THE MARY MILLINGTON INVITATION IS THE COPYRIGHT OF SIMON SHERIDAN




































1 comment:

  1. I think Sheridan and Sullivan could well have eschewed this jaunt back to the past and I am not at all sure[as they seem to be] that dear Mary would thank them for it,but who am I to even venture this thought,a life long fan, that is all.

    Where are we now then with this story of a small town girl who made it big with the help of Sullivan, a plaque in her memory and a whole load of unsubstantiated claims.-Fact Mary died leaving just 22k to her husband, fact Mary had no real estate, she did not own her home, for certainly there is no mention of owning her home,proof is in her last will and testament available to anyone for a tenner who applies on- line to the Govt. org.

    Mary Ruth Maxted nee Quilter a quite wonderful self deprecating young woman at her prime hounded to death by the establishment,the police and Revenue should have held their heads in shame.
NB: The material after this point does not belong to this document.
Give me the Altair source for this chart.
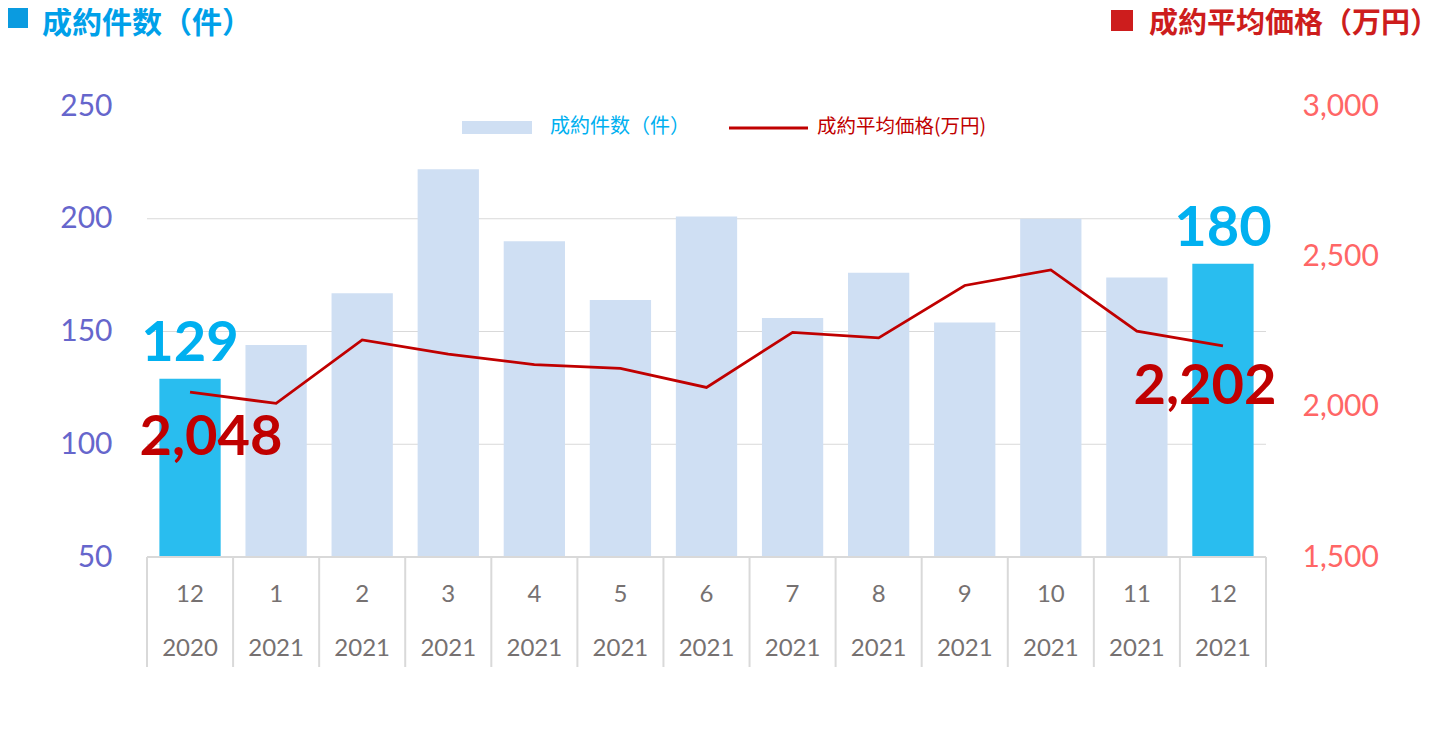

    Now the unofficial plaque is unveiled,the lot of those that attended, those lucky enough to have been invited, should head off to her graveside as I have done many times and adorn her unremarkable headstone at South Holmwood cemetery with tributes and flowers, roses I think would do nicely, as each time I have been there travelling 440 ml her grave was bare, that was until on each occasion my friend and I paid our respects, laid flowers, and left acknowledgements to the late great Mary Maxted nee Quilter 'Millington', long dead but never forgotten.

    RIP MARY
    Rob
    Magnus at the university of life.